The Future: From Detection to Actuation
The ultimate scale for this industry is not just detecting leaks, but automatic mitigation. We are moving toward a future where the home's water system is treated like an electrical grid—managed, metered, and protected by automated breakers (shutoff valves).
If you want to be profitable in the long term, you must pivot from being a "hardware installer" to an "infrastructure consultant." The margin is not in the hardware—it's in the subscription to monitor the system and the annual "System Health Check" visit.

How do I convince insurance agents to refer my service?
You don't pitch the hardware; you pitch the "Loss Mitigation Protocol." Present them with case studies showing that homes with your installed systems have had zero water damage claims in the last 24 months. Provide them with a simple one-sheet they can hand to clients that outlines exactly what they need to do to get the premium discount.
What do I do when a customer's Wi-Fi signal is too weak in the basement?
Never rely on the home’s existing Wi-Fi. Always upsell a professional-grade signal bridge or a dedicated cellular bridge (LTE/5G) as part of the installation package. It adds to the initial cost, but it eliminates the single largest source of support tickets: "My device is offline."
Are there legal liabilities if the device fails to stop a leak?
Always draft a robust "Limitation of Liability" clause in your contract. Clearly state that the device is a "monitoring and assistive tool" and not a substitute for standard home maintenance or insurance. Document everything—pre-install photos, post-install pressure tests, and the client's sign-off that they understand how to manually override the system.

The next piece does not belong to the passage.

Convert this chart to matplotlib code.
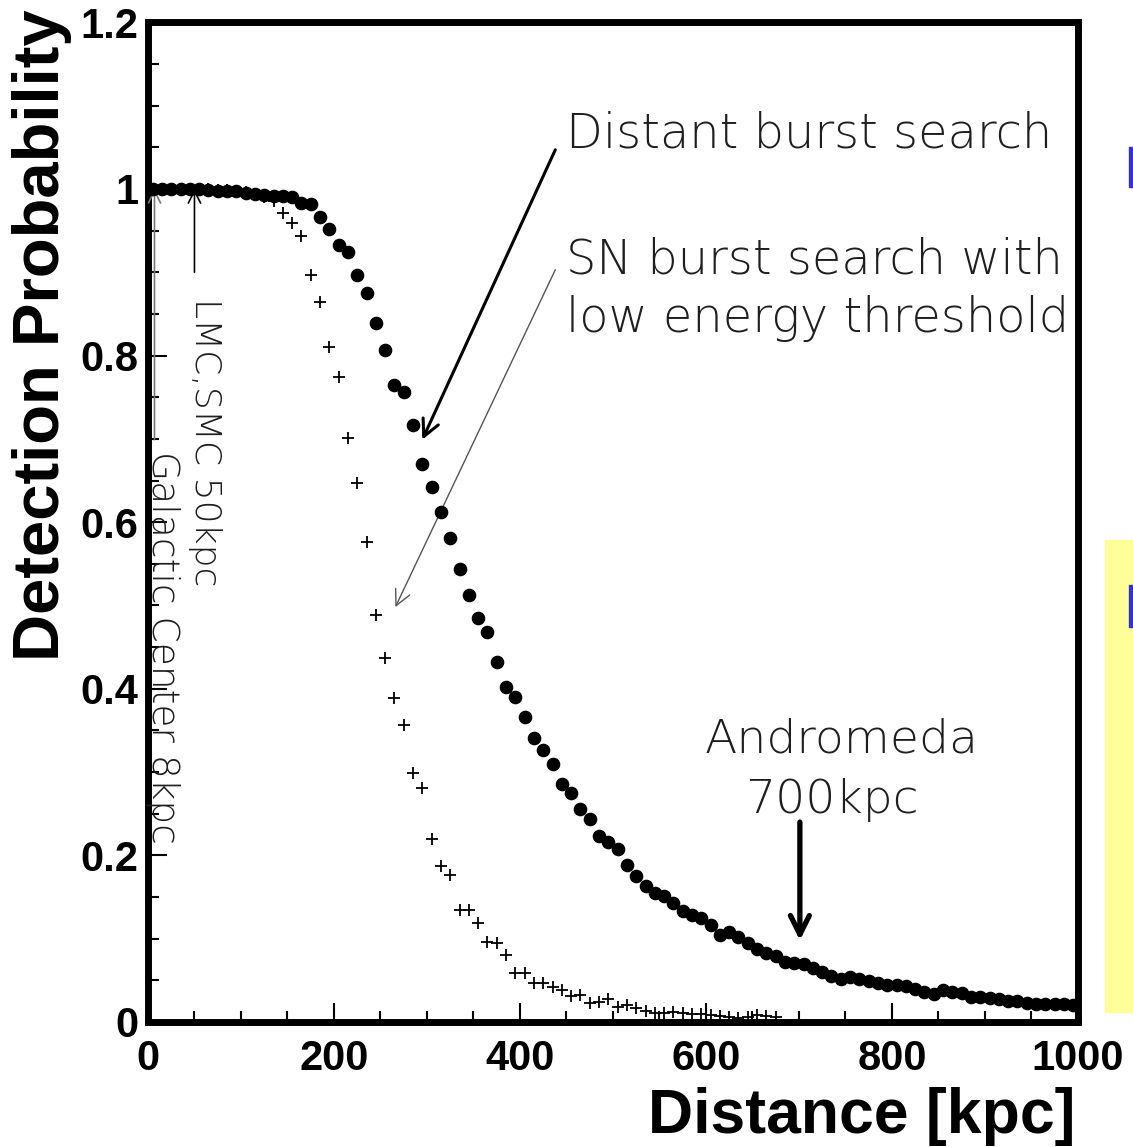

Why do some insurance companies refuse to give the discount?
Often, the policy requirements are rigid. They might require a "certified professional installation" with specific documentation. If you aren't providing a signed certificate that includes the device’s unique ID and the installation date, the carrier’s system will reject the request. Build your own branded "Certificate of Compliance" to make it easy for the agent to process.
Is the recurring revenue model really worth the overhead?
Absolutely. A one-time install of a $500 device gives you, at best, a 20% margin. A $10/month monitoring and annual inspection contract creates a recurring revenue stream that increases the "exit valuation" of your business significantly. It transforms you from a tradesperson into a recurring revenue-generating service firm.